Sunday, April 21, 2013

Survivor's Blog April 21, 2013- Never believe everything they tell you.....

Never believe everything they tell you, or as I read on a bumper sticker yesterday, " the more you disapprove, the more fun it is for me!" As many of you may have noticed, I have not had the best week ever. Despite my affirmations, and attempt at a very positive attitude, this week has taken its toll on me. For some reason my reaction to chemo also triggered an emotional storm that caused me some very negative thoughts along with a very typical allergic reaction.

So I had to stop and remember principles that have gotten me through this two year cancer process. I am hoping some of these principles might help you in your journey:

1. As a patient, you have the right to ask as many questions as you need to understand your condition. No matter who it bothers, or whom you drive crazy with phone calls  .. you have a right to understand what is happening ( or what will happen) to you regardless of whom it makes uncomfortable.

2. You have the right to say no!

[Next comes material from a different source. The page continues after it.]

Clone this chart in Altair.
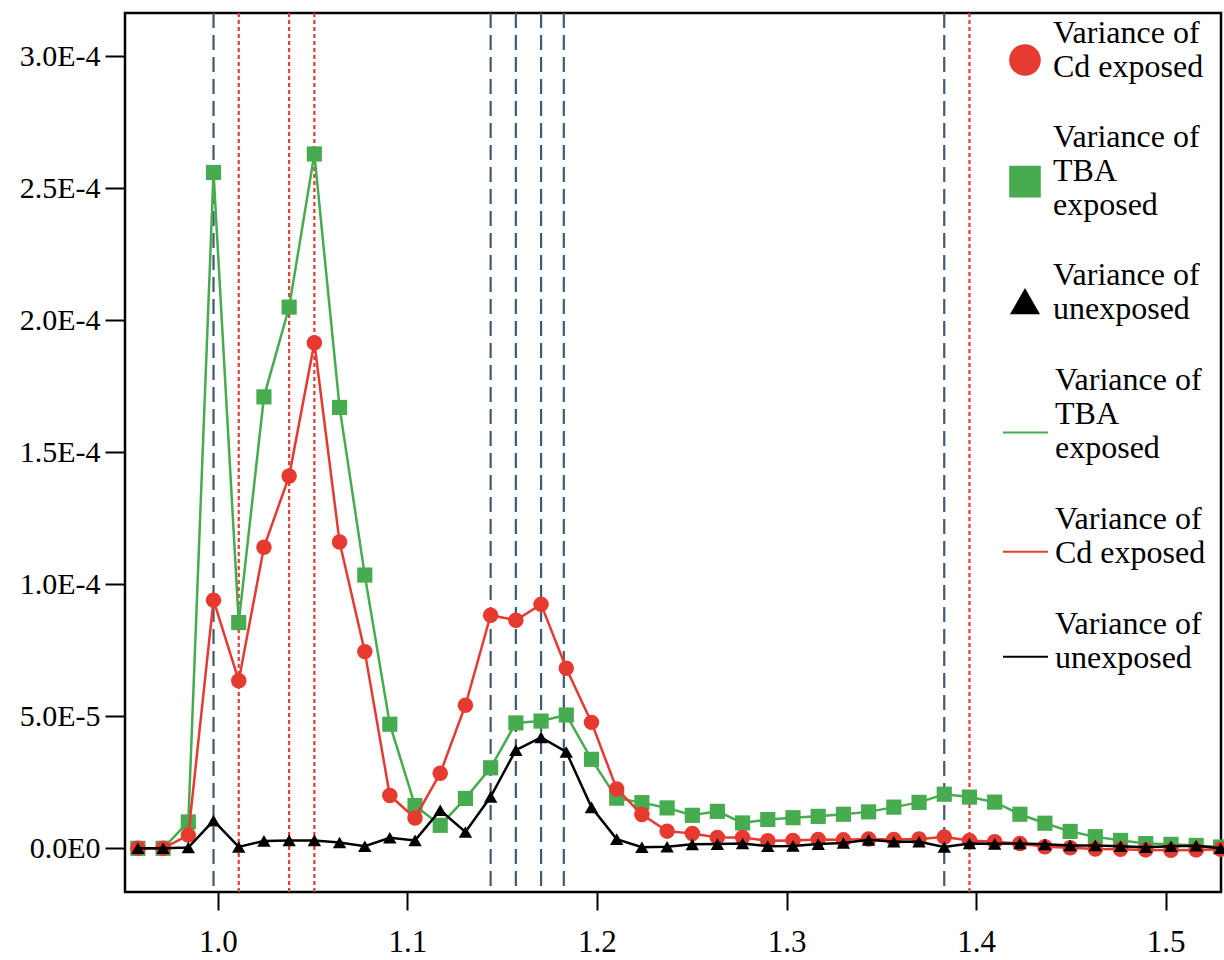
import altair as alt
import pandas as pd

# m/z ratio positions of the sampled points
x_vals = [0.9578, 0.9711, 0.9844, 0.9977, 1.0110, 1.0243, 1.0376, 1.0509, 1.0642, 1.0775,
          1.0907, 1.1040, 1.1173, 1.1306, 1.1439, 1.1572, 1.1705, 1.1838, 1.1971, 1.2104,
          1.2237, 1.2370, 1.2503, 1.2635, 1.2768, 1.2901, 1.3034, 1.3167, 1.3300, 1.3433,
          1.3566, 1.3699, 1.3832, 1.3965, 1.4098, 1.4231, 1.4363, 1.4496, 1.4629, 1.4762,
          1.4895, 1.5028, 1.5161, 1.5290]

# variances, in units of 1e-5
tba_e5 = [0.0, 0.0, 1.0, 25.6, 8.55, 17.1, 20.5, 26.3, 16.7, 10.35,
          4.7, 1.62, 0.87, 1.89, 3.05, 4.75, 4.82, 5.05, 3.37, 1.9,
          1.73, 1.53, 1.25, 1.4, 0.96, 1.09, 1.16, 1.21, 1.29, 1.38,
          1.56, 1.74, 2.05, 1.94, 1.75, 1.29, 0.95, 0.64, 0.44, 0.3,
          0.18, 0.15, 0.11, 0.05]
cd_e5 = [0.0, 0.0, 0.5, 9.4, 6.35, 11.4, 14.1, 19.15, 11.6, 7.45,
         2.0, 1.15, 2.84, 5.42, 8.83, 8.64, 9.24, 6.82, 4.77, 2.25,
         1.28, 0.65, 0.56, 0.41, 0.41, 0.29, 0.3, 0.33, 0.32, 0.35,
         0.33, 0.35, 0.43, 0.3, 0.25, 0.18, 0.06, 0.02, -0.03, -0.04,
         -0.06, -0.07, -0.06, -0.04]
unexp_e5 = [0.0, 0.0, 0.03, 1.05, 0.05, 0.28, 0.3, 0.3, 0.22, 0.08,
            0.4, 0.3, 1.44, 0.62, 1.95, 3.72, 4.2, 3.65, 1.55, 0.35,
            0.04, 0.06, 0.15, 0.16, 0.18, 0.08, 0.09, 0.16, 0.2, 0.32,
            0.25, 0.25, 0.05, 0.18, 0.17, 0.18, 0.15, 0.11, 0.11, 0.08,
            0.04, 0.08, 0.1, 0.0]

blue_lines = [0.9977, 1.1439, 1.1572, 1.1705, 1.1825, 1.3832]
red_lines = [1.0110, 1.0376, 1.0509, 1.3965]

x_ticks = [1.0, 1.1, 1.2, 1.3, 1.4, 1.5]
y_ticks = [0.0, 5e-5, 1e-4, 1.5e-4, 2e-4, 2.5e-4, 3e-4]

RED = "#e63a30"
GREEN = "#47ab4f"
BLACK = "#000000"
BLUE = "#3e5a75"

rows = []
for key, vals in (("TBA", tba_e5), ("Cd", cd_e5), ("Un", unexp_e5)):
    for xv, v in zip(x_vals, vals):
        rows.append({"mz": xv, "var": v * 1e-5, "series": key})
df = pd.DataFrame(rows)

FONT = "Liberation Serif"

x_enc = alt.X("mz:Q", scale=alt.Scale(domain=[0.951, 1.5292], nice=False, zero=False),
              axis=alt.Axis(values=x_ticks, format=".1f", title=None))
y_enc = alt.Y("var:Q", scale=alt.Scale(domain=[-1.655e-5, 3.164e-4], nice=False, zero=False),
              axis=alt.Axis(values=y_ticks, title=None,
                            labelExpr="datum.value == 0 ? '0.0E0' : format(datum.value / pow(10, floor(log(datum.value)/LN10 + 1e-9)), '.1f') + 'E' + floor(log(datum.value)/LN10 + 1e-9)"))

label_expr = ("datum.label == 'Cd' ? ['Variance of', 'Cd exposed'] : "
              "datum.label == 'TBA' ? ['Variance of', 'TBA', 'exposed'] : "
              "['Variance of', 'unexposed']")

pt_symbol = alt.ExprRef(expr=(
    "datum.value == 'Cd' ? 'M-1,0.63A1,1,0,1,1,1,0.63A1,1,0,1,1,-1,0.63Z' : "
    "datum.value == 'TBA' ? 'M-1,0.75L1,0.75L1,2.75L-1,2.75Z' : "
    "'M0,-0.25L0.95,1.4L-0.95,1.4Z'"))
ln_symbol = alt.ExprRef(expr=(
    "datum.value == 'TBA' ? 'M-1,1.6L1,1.6' : 'M-1,0.72L1,0.72'"))

pt_legend = alt.Legend(title=None, orient="none", legendX=884, legendY=21,
                       labelExpr=label_expr, symbolType=pt_symbol,
                       symbolSize=1000, symbolStrokeWidth=0,
                       labelFont=FONT, labelFontSize=32, labelBaseline="bottom",
                       labelColor="black", labelOffset=12, rowPadding=38,
                       labelLimit=400, padding=0)
ln_legend = alt.Legend(title=None, orient="none", legendX=877, legendY=360,
                       labelExpr=label_expr, symbolType=ln_symbol, symbolSize=2025,
                       symbolStrokeWidth=2, labelFont=FONT, labelFontSize=32,
                       labelBaseline="bottom",
                       labelColor="black", labelOffset=6,
                       rowPadding=38, labelLimit=400, padding=0)

color_scale = alt.Scale(domain=["Cd", "TBA", "Un"], range=[RED, GREEN, BLACK])
stroke_scale = alt.Scale(domain=["TBA", "Cd", "Un"], range=[GREEN, RED, BLACK])

rules_blue = alt.Chart(pd.DataFrame({"mz": blue_lines})).mark_rule(
    color=BLUE, strokeDash=[15, 7], strokeWidth=2.2).encode(x=x_enc)
rules_red = alt.Chart(pd.DataFrame({"mz": red_lines})).mark_rule(
    color=RED, strokeDash=[4, 3], strokeWidth=2.2).encode(x=x_enc)

layers = [rules_blue, rules_red]
sizes = {"TBA": 230, "Cd": 240, "Un": 180}
shapes = {"TBA": "square", "Cd": "circle", "Un": "triangle-up"}
for key in ["TBA", "Cd", "Un"]:
    sub = alt.Chart(df).transform_filter(alt.datum.series == key)
    line = sub.mark_line(strokeWidth=2.5).encode(
        x=x_enc, y=y_enc,
        stroke=alt.Stroke("series:N", scale=stroke_scale, legend=ln_legend))
    pts = sub.mark_point(filled=True, opacity=1, size=sizes[key], strokeWidth=0,
                         shape=shapes[key]).encode(
        x=x_enc, y=y_enc,
        color=alt.Color("series:N", scale=color_scale, legend=pt_legend))
    layers += [line, pts]

chart = alt.layer(*layers).properties(
    width=1096, height=879,
    autosize=alt.AutoSizeParams(type="none"),
    padding={"left": 125, "top": 13, "right": 3, "bottom": 68},
    background="white",
).configure_view(
    stroke="black", strokeWidth=2.5
).configure_axis(
    grid=False, domain=False, tickColor="black", tickWidth=2,
    labelFont=FONT, labelColor="black"
).configure_axisX(
    tickSize=18, labelPadding=17, labelFontSize=31
).configure_axisY(
    tickSize=20, labelPadding=5, labelFontSize=30
)

chart.save("out.html", embed_options={"renderer": "svg", "actions": False})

Ultimately, cancer treatment is designed to help you live a longer fuller life. If the treatment starts to cause you harm, or you feel uncomfortable it is your job to say no! Seek alternatives. Ultimately, your doctors and nurses are there to help you through this process, not make your health care decisions for you.

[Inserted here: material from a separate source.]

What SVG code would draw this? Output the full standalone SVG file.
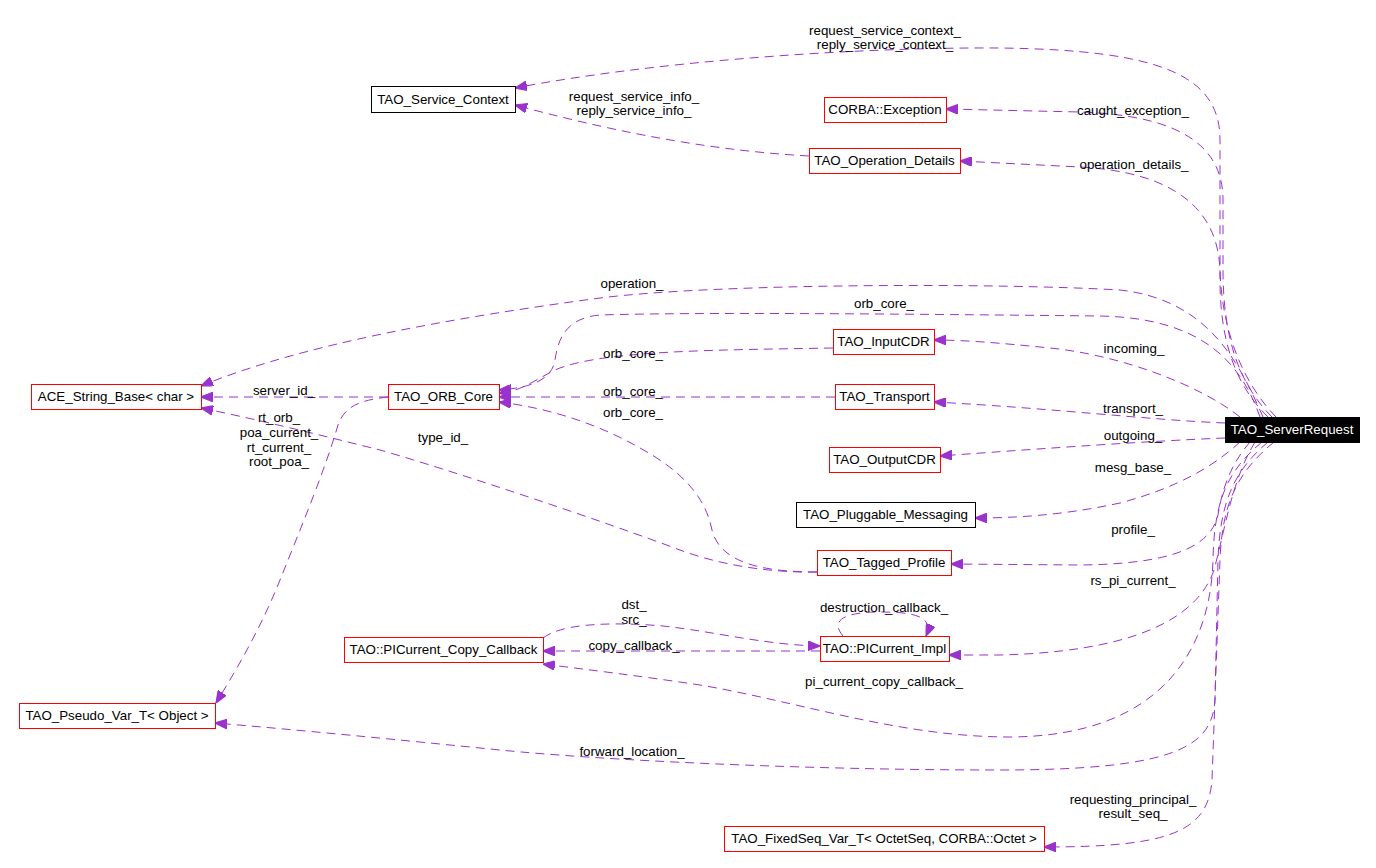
<svg xmlns="http://www.w3.org/2000/svg" width="1376" height="868" viewBox="0 0 1376 868">
<style>
text{font-family:"Liberation Sans",Arial,sans-serif;font-size:13.33px;text-anchor:middle;fill:#000}
.node rect{fill:#fff;stroke:#ff0000;stroke-width:1;shape-rendering:crispEdges}
.node.blk rect{stroke:#000}
.node.main rect{fill:#000;stroke:#000}
.node.main text{fill:#fff}
.edges path{fill:none;stroke:#9a32cd;stroke-width:1;stroke-dasharray:9,6;marker-end:url(#arr)}
</style>
<defs>
<marker id="arr" markerUnits="userSpaceOnUse" viewBox="0 0 10 8" refX="10" refY="4" markerWidth="12" markerHeight="9.6" orient="auto">
<path d="M0,0 L10,4 L0,8 z" fill="#9a32cd" stroke="#9a32cd"/>
</marker>
</defs>
<rect width="1376" height="868" fill="#fff"/>
<g id="edges" class="edges">
<path d="M1268,417 C1235,385 1220,340 1220,280 L1220,140 C1220,75 1160,50 1000,48 C850,47 650,62 515,88"/>
<path d="M809,156 C700,150 600,128 515,105"/>
<path d="M1272,417 C1240,385 1223,340 1223,270 L1223,200 C1223,140 1170,115 1080,112 L946,109"/>
<path d="M1276,417 C1245,385 1222,335 1220,270 C1218,210 1175,172 1080,167 L960,161"/>
<path d="M1263,417 C1240,365 1210,300 1120,290 C1000,283 720,283 600,298 C450,318 300,345 201,386"/>
<path d="M1260,417 C1240,360 1200,318 1100,316 C900,314 700,312 600,315 C565,318 558,340 555,360 C552,380 530,388 499,390"/>
<path d="M833,348 C720,350 600,350 555,370 C535,380 520,392 499,393"/>
<path d="M835,397 L499,397"/>
<path d="M817,572 C760,572 720,562 712,530 C705,495 680,470 640,448 C600,425 550,408 499,402"/>
<path d="M388,397 L201,397"/>
<path d="M817,572 C770,573 720,565 680,550 C600,520 450,470 380,450 C320,435 260,420 201,408"/>
<path d="M388,397 C362,400 345,405 338,425 C325,470 300,530 280,580 C260,630 235,672 216,703"/>
<path d="M1240,417 C1200,385 1120,355 1050,348 C1000,343 965,340 934,340"/>
<path d="M1225,423 C1150,420 1050,408 934,402"/>
<path d="M1225,438 C1150,441 1050,448 940,456"/>
<path d="M1240,442 C1215,465 1180,487 1120,503 C1060,516 1010,518 975,518"/>
<path d="M1250,442 C1230,465 1222,490 1218,515 C1210,548 1170,564 1080,565 L951,564"/>
<path d="M1255,442 C1232,480 1226,525 1214,570 C1195,625 1120,652 1000,655 L949,655"/>
<path d="M820,651 L543,651"/>
<path d="M543,638 C560,625 600,622 650,625 C700,628 760,645 820,646"/>
<path d="M843,636 C828,618 850,612 880,612 C910,612 935,615 926,636"/>
<path d="M1262,442 C1228,470 1214,500 1213,560 C1211,640 1170,736 1010,737 C900,737 800,702 700,685 C640,676 590,670 543,664"/>
<path d="M1268,442 C1235,470 1220,500 1218,560 L1215,700 C1212,745 1180,770 1000,770 C800,770 600,760 500,750 C400,740 300,730 215,723"/>
<path d="M1274,442 C1240,470 1222,500 1220,560 L1212,780 C1208,832 1170,847 1044,847"/>
</g>
<g id="edge-labels">
<text x="885" y="35">request_service_context_</text>
<text x="885" y="49">reply_service_context_</text>
<text x="634" y="101">request_service_info_</text>
<text x="634" y="115">reply_service_info_</text>
<text x="1133" y="115">caught_exception_</text>
<text x="1134" y="169">operation_details_</text>
<text x="632" y="288">operation_</text>
<text x="884" y="308">orb_core_</text>
<text x="1134" y="353">incoming_</text>
<text x="633" y="358">orb_core_</text>
<text x="284" y="395">server_id_</text>
<text x="633" y="396">orb_core_</text>
<text x="633" y="417">orb_core_</text>
<text x="1133" y="413">transport_</text>
<text x="279" y="422">rt_orb_</text>
<text x="279" y="437">poa_current_</text>
<text x="279" y="452">rt_current_</text>
<text x="279" y="466">root_poa_</text>
<text x="443" y="442">type_id_</text>
<text x="1133" y="440">outgoing_</text>
<text x="1133" y="472">mesg_base_</text>
<text x="1133" y="534">profile_</text>
<text x="1133" y="585">rs_pi_current_</text>
<text x="634" y="609">dst_</text>
<text x="634" y="624">src_</text>
<text x="884" y="612">destruction_callback_</text>
<text x="634" y="650">copy_callback_</text>
<text x="884" y="686">pi_current_copy_callback_</text>
<text x="632" y="756">forward_location_</text>
<text x="1133" y="804">requesting_principal_</text>
<text x="1133" y="818">result_seq_</text>
</g>
<g id="n_servicecontext" class="node blk"><rect x="371" y="86" width="144" height="26"/><text x="443" y="103.5">TAO_Service_Context</text></g>
<g id="n_exception" class="node"><rect x="824" y="97" width="122" height="25"/><text x="885" y="114">CORBA::Exception</text></g>
<g id="n_opdetails" class="node"><rect x="809" y="148" width="151" height="25"/><text x="884.5" y="165">TAO_Operation_Details</text></g>
<g id="n_acestring" class="node"><rect x="31" y="384" width="170" height="25"/><text x="116" y="401">ACE_String_Base&lt; char &gt;</text></g>
<g id="n_orbcore" class="node"><rect x="388" y="384" width="111" height="25"/><text x="443.5" y="401">TAO_ORB_Core</text></g>
<g id="n_inputcdr" class="node"><rect x="833" y="329" width="101" height="25"/><text x="883.5" y="346">TAO_InputCDR</text></g>
<g id="n_transport" class="node"><rect x="835" y="384" width="99" height="25"/><text x="884.5" y="401">TAO_Transport</text></g>
<g id="n_outputcdr" class="node"><rect x="829" y="447" width="111" height="25"/><text x="884.5" y="464">TAO_OutputCDR</text></g>
<g id="n_serverrequest" class="node main"><rect x="1225" y="417" width="134" height="25"/><text x="1292" y="434">TAO_ServerRequest</text></g>
<g id="n_pluggable" class="node blk"><rect x="796" y="502" width="179" height="25"/><text x="885.5" y="519">TAO_Pluggable_Messaging</text></g>
<g id="n_tagged" class="node"><rect x="817" y="550" width="134" height="25"/><text x="884" y="567">TAO_Tagged_Profile</text></g>
<g id="n_piimpl" class="node"><rect x="820" y="636" width="129" height="25"/><text x="884.5" y="653">TAO::PICurrent_Impl</text></g>
<g id="n_copycb" class="node"><rect x="344" y="637" width="199" height="25"/><text x="443.5" y="654">TAO::PICurrent_Copy_Callback</text></g>
<g id="n_pseudo" class="node"><rect x="19" y="703" width="196" height="25"/><text x="117" y="720">TAO_Pseudo_Var_T&lt; Object &gt;</text></g>
<g id="n_fixedseq" class="node"><rect x="724" y="826" width="320" height="25"/><text x="884" y="843">TAO_FixedSeq_Var_T&lt; OctetSeq, CORBA::Octet &gt;</text></g>
</svg>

3. You have the right to a second opinion or as many opinions as you need. Your doctor may be in charge of your care but, he will not be offended if you seek the counsel of another doctor. Last time I sought a second opinion I did do the polite thing and inform my doctor of what I was doing and why but, regardless of what he ultimately thought, I went and talked to another oncologist.

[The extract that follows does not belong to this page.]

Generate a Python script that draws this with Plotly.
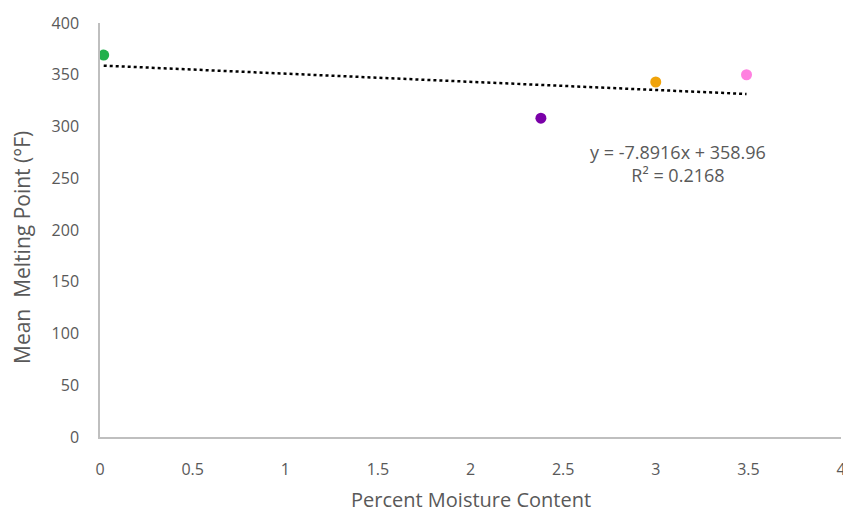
import plotly.graph_objects as go

moisture = [0.02, 2.38, 3.0, 3.49]
melting = [369, 308, 343, 350]
colors = ["#22b14c", "#7a00a8", "#f0a30a", "#ff80e0"]
slope = -7.8916
intercept = 358.96
eq_text = "y = -7.8916x + 358.96<br>R² = 0.2168"
x_title = "Percent Moisture Content"
y_title = "Mean  Melting Point (°F)"
x_ticks = [0, 0.5, 1, 1.5, 2, 2.5, 3, 3.5, 4]
x_ticklabels = ["0", "0.5", "1", "1.5", "2", "2.5", "3", "3.5", "4"]
y_ticks = [0, 50, 100, 150, 200, 250, 300, 350, 400]

trend_x = [min(moisture), max(moisture)]
trend_y = [slope * v + intercept for v in trend_x]

fig = go.Figure()
fig.add_trace(go.Scatter(x=trend_x, y=trend_y, mode="lines",
                         line=dict(color="black", width=2.5, dash="dot"),
                         showlegend=False, hoverinfo="skip"))
fig.add_trace(go.Scatter(x=moisture, y=melting, mode="markers",
                         marker=dict(color=colors, size=11),
                         showlegend=False))

fig.add_annotation(x=3.12, y=264, text=eq_text, showarrow=False,
                   font=dict(size=18, color="#595959"), align="center")

# axis titles placed as annotations to mimic the reference offsets
fig.add_annotation(xref="paper", yref="paper", x=0.5, y=-0.152,
                   xanchor="center", yanchor="middle",
                   text=x_title, showarrow=False,
                   font=dict(size=20, color="#595959"))
fig.add_annotation(xref="paper", yref="paper", x=0, xshift=-78, y=0.4565,
                   xanchor="center", yanchor="middle",
                   text=y_title, showarrow=False, textangle=-90,
                   font=dict(size=21, color="#595959"))

font_family = "Open Sans, Noto Sans, sans-serif"
fig.update_layout(
    width=843, height=512,
    margin=dict(l=100, r=2, t=23, b=75),
    paper_bgcolor="white", plot_bgcolor="white",
    font=dict(family=font_family, color="#595959", size=16),
    xaxis=dict(range=[0, 4], tickvals=x_ticks, ticktext=x_ticklabels,
               automargin=False, ticklabeloverflow="allow",
               showgrid=False, zeroline=False, showline=True,
               linecolor="#bfbfbf", linewidth=1.5,
               ticks="outside", ticklen=17, tickcolor="rgba(0,0,0,0)",
               tickfont=dict(size=16, color="#595959")),
    yaxis=dict(range=[0, 400], tickvals=y_ticks,
               automargin=False,
               showgrid=False, zeroline=False, showline=True,
               linecolor="#bfbfbf", linewidth=1.5,
               ticks="outside", ticklen=16, tickcolor="rgba(0,0,0,0)",
               tickfont=dict(size=16, color="#595959")),
)

fig.write_html("out.html", config={"displayModeBar": False},
               post_script="document.body.style.margin='0px';document.body.style.overflow='hidden';")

This week while making this decision, I have sought the counsel of my General Practitioner and the Training nurse at SCOA. Before I make my final decision, I am going to speak to my counselor as well. When I am fully informed, I will make my decision prior to restarting chemo on May 1.

4. If family or friends are offended or worried about my decisions as a patient .. so be it!! I have been wrestling with the tough decision to continue with treatment or not. I need to decide whether to start a new type of chemotherapy that may have devastating side effects for an artist like myself or not.  Part of the problem with deciding whether to follow my doctor's advice has been how my family will feel if I say no to this treatment, when my doctor is saying it is my next best chance at a cure? Is my quality of life more important than the ultimate length of my life? I am still struggling with this decision. One thing I do know in my bones is that the decision is mine.. if it upsets folks so be it!!!


Ultimately, I need to remember that the choices lie with me not my family or my health care team.